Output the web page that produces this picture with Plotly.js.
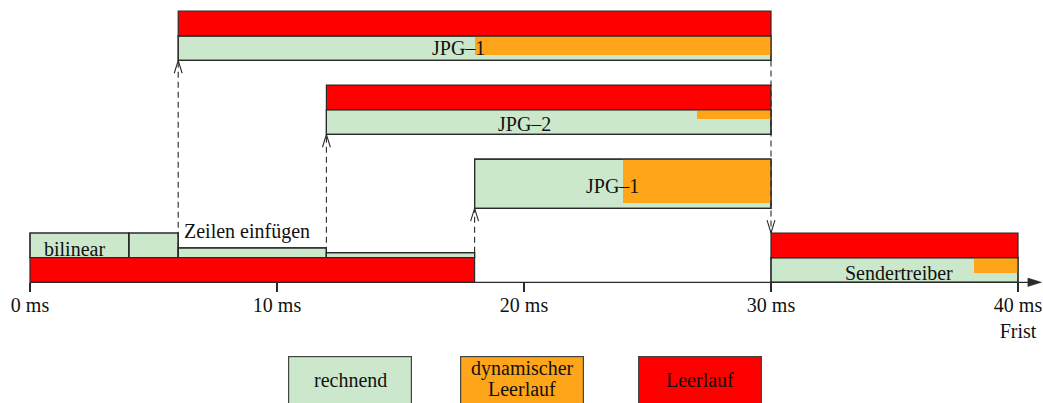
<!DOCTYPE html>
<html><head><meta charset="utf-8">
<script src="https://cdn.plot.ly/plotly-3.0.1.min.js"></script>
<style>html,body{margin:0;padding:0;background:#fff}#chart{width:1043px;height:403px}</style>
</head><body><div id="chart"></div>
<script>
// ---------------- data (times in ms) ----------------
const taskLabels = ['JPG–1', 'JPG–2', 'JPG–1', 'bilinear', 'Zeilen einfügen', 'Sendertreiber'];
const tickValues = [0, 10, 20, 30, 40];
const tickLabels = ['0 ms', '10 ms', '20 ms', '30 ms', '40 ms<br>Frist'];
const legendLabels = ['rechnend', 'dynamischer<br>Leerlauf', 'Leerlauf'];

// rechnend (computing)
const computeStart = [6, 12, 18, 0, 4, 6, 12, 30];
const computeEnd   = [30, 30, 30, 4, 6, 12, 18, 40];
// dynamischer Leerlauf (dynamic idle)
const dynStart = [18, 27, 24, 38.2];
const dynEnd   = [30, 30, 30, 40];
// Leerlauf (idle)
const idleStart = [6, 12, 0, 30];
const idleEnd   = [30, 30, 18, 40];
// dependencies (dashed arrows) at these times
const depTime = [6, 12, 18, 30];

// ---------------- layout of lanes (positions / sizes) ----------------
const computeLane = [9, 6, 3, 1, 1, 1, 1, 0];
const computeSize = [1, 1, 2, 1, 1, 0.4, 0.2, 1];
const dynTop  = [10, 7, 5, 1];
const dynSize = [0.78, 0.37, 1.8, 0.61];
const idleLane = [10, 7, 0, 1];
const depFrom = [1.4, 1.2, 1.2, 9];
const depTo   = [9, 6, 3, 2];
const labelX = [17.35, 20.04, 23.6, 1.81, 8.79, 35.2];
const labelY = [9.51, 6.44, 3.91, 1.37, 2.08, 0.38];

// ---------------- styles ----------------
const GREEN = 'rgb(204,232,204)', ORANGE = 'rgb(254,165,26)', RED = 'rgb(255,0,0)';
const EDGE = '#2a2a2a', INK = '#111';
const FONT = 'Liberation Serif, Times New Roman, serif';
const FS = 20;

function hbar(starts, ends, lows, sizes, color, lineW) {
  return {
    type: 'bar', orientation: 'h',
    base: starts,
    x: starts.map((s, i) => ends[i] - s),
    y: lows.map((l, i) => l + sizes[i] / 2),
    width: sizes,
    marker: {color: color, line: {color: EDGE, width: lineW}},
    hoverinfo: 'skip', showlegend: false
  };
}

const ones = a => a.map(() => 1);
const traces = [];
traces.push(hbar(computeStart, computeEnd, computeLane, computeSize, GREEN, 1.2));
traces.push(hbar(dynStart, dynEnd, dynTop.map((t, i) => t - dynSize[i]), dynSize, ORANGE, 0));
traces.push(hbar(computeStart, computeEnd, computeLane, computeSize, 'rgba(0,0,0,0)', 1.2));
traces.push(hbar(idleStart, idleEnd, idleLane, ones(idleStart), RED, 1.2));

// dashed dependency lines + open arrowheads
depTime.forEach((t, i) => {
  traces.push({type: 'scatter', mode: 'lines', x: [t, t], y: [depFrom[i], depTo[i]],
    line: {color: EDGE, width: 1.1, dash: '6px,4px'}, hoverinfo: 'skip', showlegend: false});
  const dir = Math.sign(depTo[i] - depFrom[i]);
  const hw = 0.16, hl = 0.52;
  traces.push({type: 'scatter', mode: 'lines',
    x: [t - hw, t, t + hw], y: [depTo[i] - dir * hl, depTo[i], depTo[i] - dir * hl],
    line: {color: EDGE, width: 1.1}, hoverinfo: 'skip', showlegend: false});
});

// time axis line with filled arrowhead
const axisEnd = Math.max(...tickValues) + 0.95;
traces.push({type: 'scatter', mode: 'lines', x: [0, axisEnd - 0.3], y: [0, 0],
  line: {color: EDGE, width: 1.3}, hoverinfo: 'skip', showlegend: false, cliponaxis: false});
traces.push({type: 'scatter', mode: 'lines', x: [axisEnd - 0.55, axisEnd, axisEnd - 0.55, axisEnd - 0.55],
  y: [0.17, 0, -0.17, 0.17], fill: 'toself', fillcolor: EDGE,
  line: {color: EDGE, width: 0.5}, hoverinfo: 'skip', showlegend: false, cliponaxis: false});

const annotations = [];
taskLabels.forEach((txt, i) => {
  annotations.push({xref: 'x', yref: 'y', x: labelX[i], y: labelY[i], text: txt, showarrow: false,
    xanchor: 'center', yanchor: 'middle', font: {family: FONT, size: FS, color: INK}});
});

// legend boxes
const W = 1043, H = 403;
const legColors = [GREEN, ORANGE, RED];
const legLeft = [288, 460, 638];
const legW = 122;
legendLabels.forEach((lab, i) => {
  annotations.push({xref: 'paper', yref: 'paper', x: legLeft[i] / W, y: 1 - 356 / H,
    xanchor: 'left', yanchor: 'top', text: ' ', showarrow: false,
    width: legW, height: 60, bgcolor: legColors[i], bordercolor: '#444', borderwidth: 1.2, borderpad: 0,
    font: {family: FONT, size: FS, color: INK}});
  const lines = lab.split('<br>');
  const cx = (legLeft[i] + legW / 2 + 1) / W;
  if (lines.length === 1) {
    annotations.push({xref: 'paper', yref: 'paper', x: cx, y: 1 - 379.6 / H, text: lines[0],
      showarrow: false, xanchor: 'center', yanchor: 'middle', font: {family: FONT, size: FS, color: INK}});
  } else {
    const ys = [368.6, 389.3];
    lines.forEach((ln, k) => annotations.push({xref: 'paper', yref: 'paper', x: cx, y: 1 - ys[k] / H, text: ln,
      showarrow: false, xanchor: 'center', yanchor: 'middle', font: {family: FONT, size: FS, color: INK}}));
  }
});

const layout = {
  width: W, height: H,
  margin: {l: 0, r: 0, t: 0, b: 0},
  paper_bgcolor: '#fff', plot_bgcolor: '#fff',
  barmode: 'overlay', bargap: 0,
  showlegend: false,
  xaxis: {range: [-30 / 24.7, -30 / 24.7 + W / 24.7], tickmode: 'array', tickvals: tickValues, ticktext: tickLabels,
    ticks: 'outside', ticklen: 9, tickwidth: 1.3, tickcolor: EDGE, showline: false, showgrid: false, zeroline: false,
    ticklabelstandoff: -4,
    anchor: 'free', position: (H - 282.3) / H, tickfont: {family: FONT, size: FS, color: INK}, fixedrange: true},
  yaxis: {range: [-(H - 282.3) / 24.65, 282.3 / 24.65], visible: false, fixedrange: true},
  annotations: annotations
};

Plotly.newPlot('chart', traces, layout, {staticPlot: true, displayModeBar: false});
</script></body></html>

------------------------------------------------------------------------

WHAT THE TASK REQUIRES:
Extract, word for word, each line from the top of the data down to and including the line with "['rechnend', 'dynamischer<br>Leerlauf', 'Leerlauf'];"; skip the pictures.

WORKED ANSWER:
Output the web page that produces this picture with Plotly.js.
<!DOCTYPE html>
<html><head><meta charset="utf-8">
<script src="https://cdn.plot.ly/plotly-3.0.1.min.js"></script>
<style>html,body{margin:0;padding:0;background:#fff}#chart{width:1043px;height:403px}</style>
</head><body><div id="chart"></div>
<script>
// ---------------- data (times in ms) ----------------
const taskLabels = ['JPG–1', 'JPG–2', 'JPG–1', 'bilinear', 'Zeilen einfügen', 'Sendertreiber'];
const tickValues = [0, 10, 20, 30, 40];
const tickLabels = ['0 ms', '10 ms', '20 ms', '30 ms', '40 ms<br>Frist'];
const legendLabels = ['rechnend', 'dynamischer<br>Leerlauf', 'Leerlauf'];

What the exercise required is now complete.